The Department for Education's white paper Skills for Jobs: Lifelong Learning for Opportunity and Growth is noteworthy because it sets out the government's vision for education and careers. But, Tristram Hooley asks, why has it got nothing to say about higher education?
The new skills white paper1 has received a lot of coverage in the education trade press as people have been trying to figure whether it really represents a new vision for education or indeed whether there is anything new in it at all. What is clear is that in most of this discussion has been about the 'FE white paper' with the implications for higher education rarely discussed.
Debbie McVitty on Wonkhe has been the exception in exploring the implications for HE and linking it to the interim findings of the Augar review of post-18 funding.2 What unites all of this policy busyness is the belief that the education system needs to be rebalanced away from the academic path (universities) and towards the vocational path (colleges and apprenticeships).
The mechanism proposed in the white paper to do this is essentially the extension of the HE student loan system to the whole population to use to access the full range of education and training opportunities.
None of these changes to the funding system will actually kick in until 2025 (which means that there is a lot of debate still to take place about them). It is also arguable as to whether this kind of shift in funding will really drive the kind of change in educational choice making the government is imagining. What is clear is that if it was going to work, the government will need to make sure that people have access to good quality careers advice as they juggle this new landscape of entitlements, loans and educational opportunities.
Key commitments in the white paper
The white paper aims to:
- Increase the availability of skills to the economy and the alignment of education with the needs of business
- Provide a mechanism for 'leveling up' and increasing opportunity for all citizens by improving access to learning
- Rebalance the education system away from universities and towards vocational and technical education.
It seeks to achieve this by:
- developing a lifetime skills guarantee for all citizens
- reforming the funding of post-18 learning provision and integrating further education into the higher education loan system
- aligning education and training provision with employers' needs and funding colleges to connect their offer more strongly to employers
- providing colleges with £1.3billion in capital funding.
Many of the announcements in the white paper are not new but reiterate and extend existing policies and practices.

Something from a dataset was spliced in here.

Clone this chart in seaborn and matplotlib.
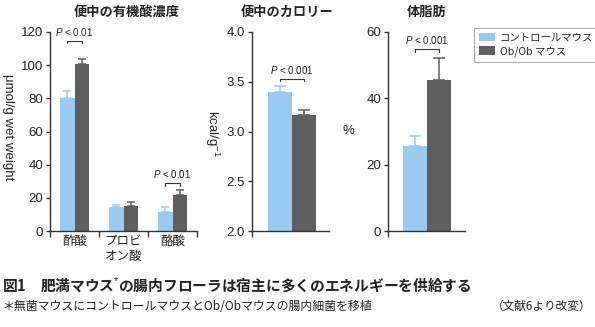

It does not link with HE widening participation initiatives, offers nothing for higher education students and ignores the career transitions and challenges of graduates.
What it means for careers
The white paper includes a section entitled 'clear and trusted information, advice and guidance for careers and education choices', which essentially serves as a replacement for the now expired 2017 Careers Strategy.3
I have published a detailed analysis and critique of the white paper's implications for career guidance for the Career Development Institute. In it I argue that the white paper makes the following commitments on career development:
- requiring schools to provide independent career guidance from year 7
- publishing updated statutory guidance for careers
- supporting and strengthening the Baker clause', which requires schools to provide pupils with access to information about vocational options
- continuing the rollout of the Careers Hubs
- investing in more training for careers leaders
- revamping the National Careers Service website.
It also sets out some longer-term plans for the scrutiny and development of the field. These include asking Ofsted to undertake a thematic review of career guidance and Sir John Holman to undertake a review to improve the alignment of The Careers & Enterprise Company and the National Careers Service as part of an all-age careers system.
As you will see, all of the proposals are strongly focused on schools' careers provision with very little improvement in lifelong access to career development and nothing with any direct implications for careers work in higher education.
What is left out?
Despite proposing a range of useful and practical initiatives, the white paper falls considerably short of being a lifelong careers strategy.
It does not link with HE widening participation initiatives, offers nothing for higher education students and ignores the career transitions and challenges of graduates. Rather than offering a lifelong vision of careers and career support, the white paper falls back on the idea that all career decisions are made before you leave school.
Secondly, the white paper fails to offer a way forward on personal career guidance (careers advice), both within the education system and beyond it. There is no attention given to where people should get careers advice from nor on the professionalism of who should be giving it. The opportunities to set minimum standards for the career guidance that should be available in higher education or to leverage the generally high standard of careers advice available within the HE sector are missed altogether.
Finally, the fact that the approach to career guidance set out in the white paper is largely a continuation of existing policy should set alarm bells ringing. We are now in a crisis that is very different from the situation of 2017. We need new, more radical and better funded solutions rather than more of the same.
Given this, it is hoped that the announcements in the white paper only represent the beginning of a bigger process of reform and investment in England’s career guidance system.
The views and opinions expressed in this article are those of the author(s) and do not necessarily reflect the position of Prospects/Jisc.
Notes
- Skills for Jobs: Lifelong Learning for Opportunity and Growth, Department for Education, 2021.
- What do the interim Augar response and Skills for Jobs white paper mean for HE?, Wonkhe, 2021.
- Careers strategy: Making the most of everyone's skills and talents, Department for Education, 2017.